Förderlogik – zum Mitdenken

Die DFG stellt gegenwärtig ihr „Förder-Ranking 2009“ vor (hier geht es zur Pressemitteilung und hier geht es zu dem dazugehörigen ca. 200 Seiten umfassenden Gesamtwerk). Ich will aber an dieser Stelle eigentlich nur auf den Wortlaut der Pressemittelung hinweisen, die ich mehrmals gelesen und mich gefragt habe: Was will mir das sagen?

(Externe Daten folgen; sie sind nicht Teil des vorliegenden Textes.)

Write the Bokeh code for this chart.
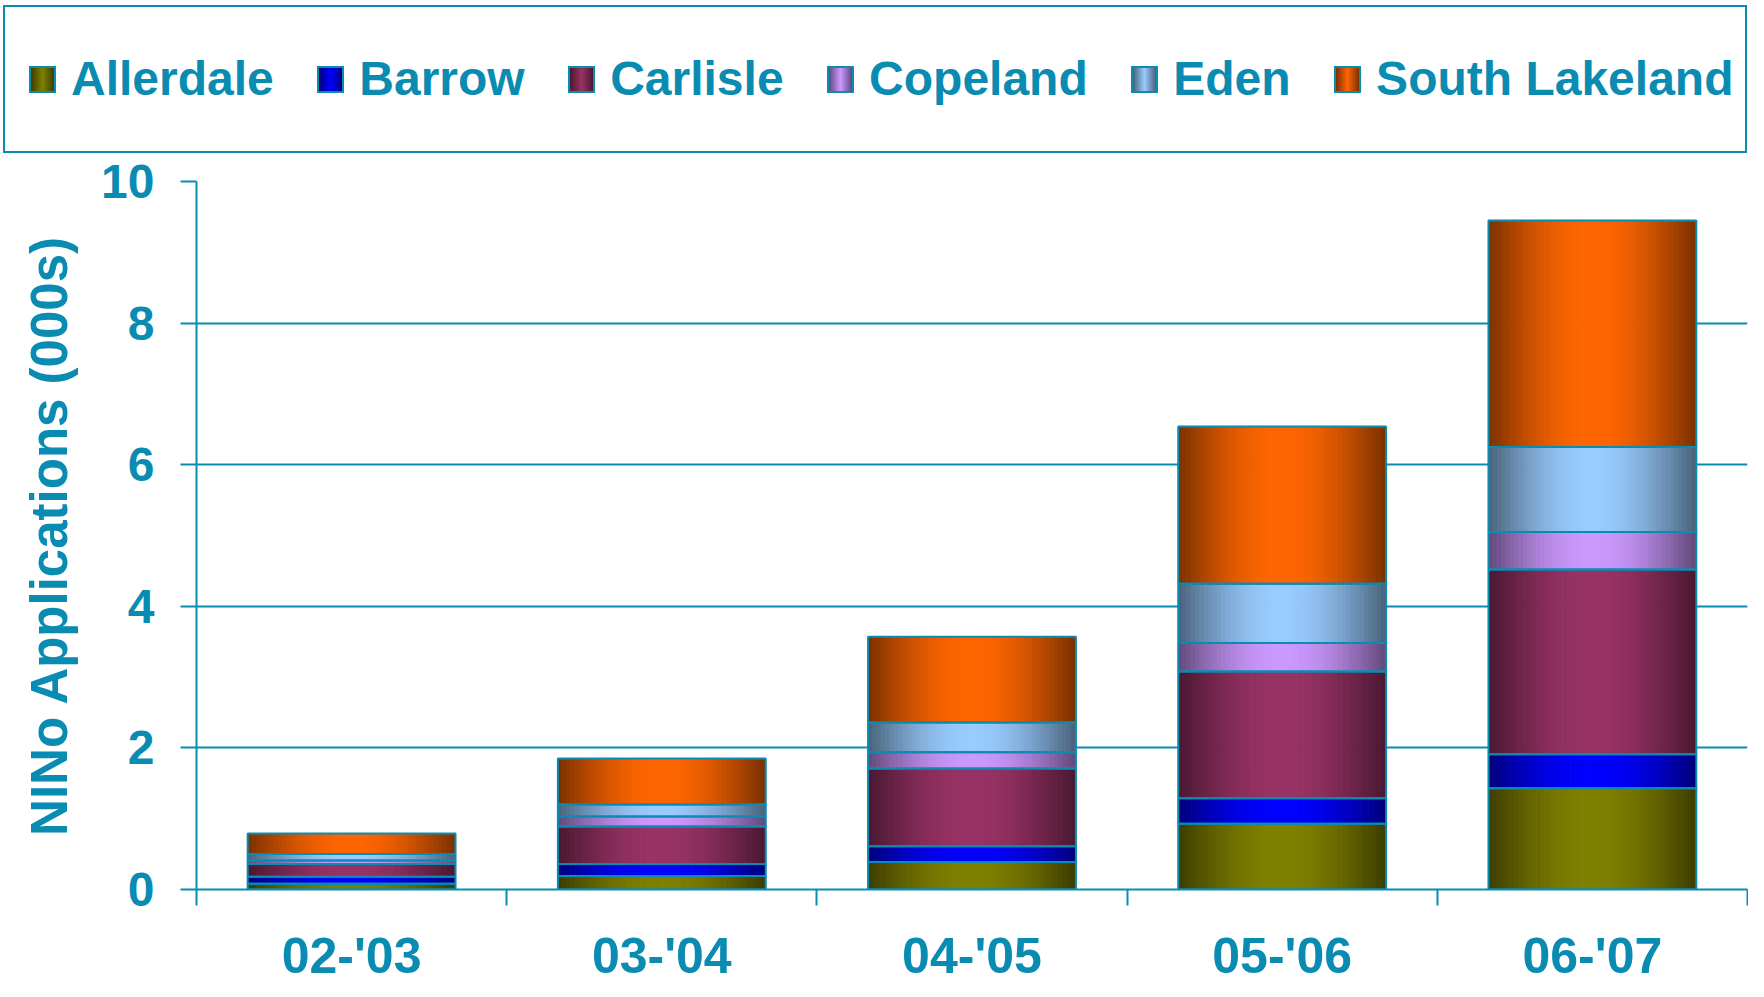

Zitat: „Das neue DFG-Ranking macht deutlich: Die Hochschulen haben die Chancen erkannt, die sich ihnen durch einen intensiveren Wettbewerb eröffnen. Und ein ganz wesentlicher Motor in diesem Wettbewerb sind die Fördergelder der DFG und anderer Quellen“, betonte DFG-Präsident Professor Matthias Kleiner bei der Vorstellung des Berichts. Dabei hängen Fördergelder, Wettbewerb und Profilbildung in mehrfacher Weise zusammen: Die Hochschulen nutzen die eingeworbenen Drittmittel immer stärker, um ihre Forschungsprofile zu schärfen. Mit diesen wiederum verbessern sie ihre Chancen im Wettbewerb um weitere Drittmittel. Zitatende

Was heißt das das jetzt? Hochschulen werben Drittelmittel ein, um ihr Forschungsprofil zu schärfen, was wahrscheinlich wiederum so viel heißt wie: Konzentration in der Forschung auf spezielle Themen (und auch Methoden?) und passende Partner. Wenn die Hochschulen das tun, dann haben sie mehr Chancen im Wettbewerb, spricht, sie bekommen wieder Drittmittel. Die setzt man dann ein, um weiter am Profil zu schärfen usw. Hab ich das so richtig verstanden? Man bekommt das Gefühl nicht los, dass da etwas zum Selbstzweck wird, nämlich das Profil und die Drittmittel – jedenfalls, wenn man es aus der Perspektive des „Wettbewerbs“ betrachtet. Da sind Fördergelder offensichtlich an Profilschärfung zwingend gebunden. Gibt’s auch noch was anderes als die Perspektive des Wettbewerbs? Hmmm … ach, bestimmt nicht. Schärfen wir also unser Profil. Was denn ein Profil ausmacht? Ja, also … Wenn insgesamt die 20 bewilligungsstärksten Hochschulen in Deutschland zwischen 2005 und 2007 mehr als 60 Prozent aller DFG-Mittel eingeworben haben und bei 40 Hochschulen schon ein Anteil von 88 Prozent erreicht ist, dann ist mit Profil ja vielleicht das Profil der eingeworbenen Drittmittel gemeint? Jedenfalls schließt sich hier der Kreis, denn die Chancen dieser Hochschulen im Wettbewerb steigen – logisch. Noch Fragen?